------ DATASET CONTENT

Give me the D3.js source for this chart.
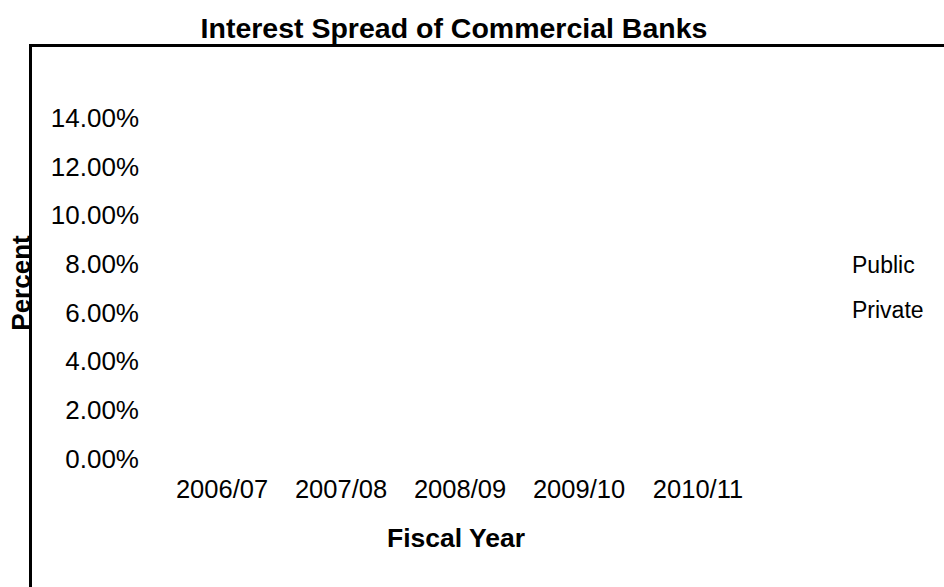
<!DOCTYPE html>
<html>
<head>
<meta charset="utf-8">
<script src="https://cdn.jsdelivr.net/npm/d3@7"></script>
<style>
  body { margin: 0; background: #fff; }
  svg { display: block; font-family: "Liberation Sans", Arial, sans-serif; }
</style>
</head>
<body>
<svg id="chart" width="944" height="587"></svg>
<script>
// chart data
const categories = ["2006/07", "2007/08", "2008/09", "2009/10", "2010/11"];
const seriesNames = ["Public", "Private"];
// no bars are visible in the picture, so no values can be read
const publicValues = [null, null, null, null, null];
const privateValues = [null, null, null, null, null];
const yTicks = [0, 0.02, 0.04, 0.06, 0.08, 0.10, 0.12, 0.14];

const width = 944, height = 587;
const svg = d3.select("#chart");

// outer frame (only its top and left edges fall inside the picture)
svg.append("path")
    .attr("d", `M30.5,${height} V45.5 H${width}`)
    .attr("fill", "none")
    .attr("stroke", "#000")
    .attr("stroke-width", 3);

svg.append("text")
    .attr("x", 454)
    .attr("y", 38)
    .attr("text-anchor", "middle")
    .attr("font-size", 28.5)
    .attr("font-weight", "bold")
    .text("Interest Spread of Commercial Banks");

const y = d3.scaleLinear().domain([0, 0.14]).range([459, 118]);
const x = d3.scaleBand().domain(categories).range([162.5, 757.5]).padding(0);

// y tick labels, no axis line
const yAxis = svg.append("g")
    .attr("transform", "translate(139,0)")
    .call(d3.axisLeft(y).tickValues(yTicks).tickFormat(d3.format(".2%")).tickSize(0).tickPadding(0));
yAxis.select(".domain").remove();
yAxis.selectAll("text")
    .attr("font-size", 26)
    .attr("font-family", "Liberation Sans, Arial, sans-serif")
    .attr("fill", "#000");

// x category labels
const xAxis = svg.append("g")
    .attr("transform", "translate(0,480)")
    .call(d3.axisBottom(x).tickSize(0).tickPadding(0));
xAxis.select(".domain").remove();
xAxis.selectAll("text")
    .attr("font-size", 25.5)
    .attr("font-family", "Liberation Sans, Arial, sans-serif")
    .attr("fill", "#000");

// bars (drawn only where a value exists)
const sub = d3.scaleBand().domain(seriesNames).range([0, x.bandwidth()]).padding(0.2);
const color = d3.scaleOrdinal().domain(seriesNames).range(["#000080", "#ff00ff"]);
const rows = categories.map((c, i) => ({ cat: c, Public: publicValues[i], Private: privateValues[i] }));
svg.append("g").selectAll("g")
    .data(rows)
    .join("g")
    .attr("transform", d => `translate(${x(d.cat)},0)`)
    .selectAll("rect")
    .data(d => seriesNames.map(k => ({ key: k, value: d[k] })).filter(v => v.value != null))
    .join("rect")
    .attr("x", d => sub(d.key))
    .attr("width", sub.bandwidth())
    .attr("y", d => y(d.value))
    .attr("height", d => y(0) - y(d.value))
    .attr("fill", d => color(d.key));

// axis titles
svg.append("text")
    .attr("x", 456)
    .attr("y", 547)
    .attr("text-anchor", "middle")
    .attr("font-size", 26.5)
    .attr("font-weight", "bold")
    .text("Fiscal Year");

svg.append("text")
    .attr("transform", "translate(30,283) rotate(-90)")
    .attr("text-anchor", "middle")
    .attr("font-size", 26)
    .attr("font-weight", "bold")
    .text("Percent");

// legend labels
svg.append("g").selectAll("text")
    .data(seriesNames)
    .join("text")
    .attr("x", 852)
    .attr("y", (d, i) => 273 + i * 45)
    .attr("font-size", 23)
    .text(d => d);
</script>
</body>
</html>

------------

WRITTEN TASK:
Copy out every line with the word "chart".

TASK ANSWER:
Give me the D3.js source for this chart.
<svg id="chart" width="944" height="587"></svg>
// chart data
const svg = d3.select("#chart");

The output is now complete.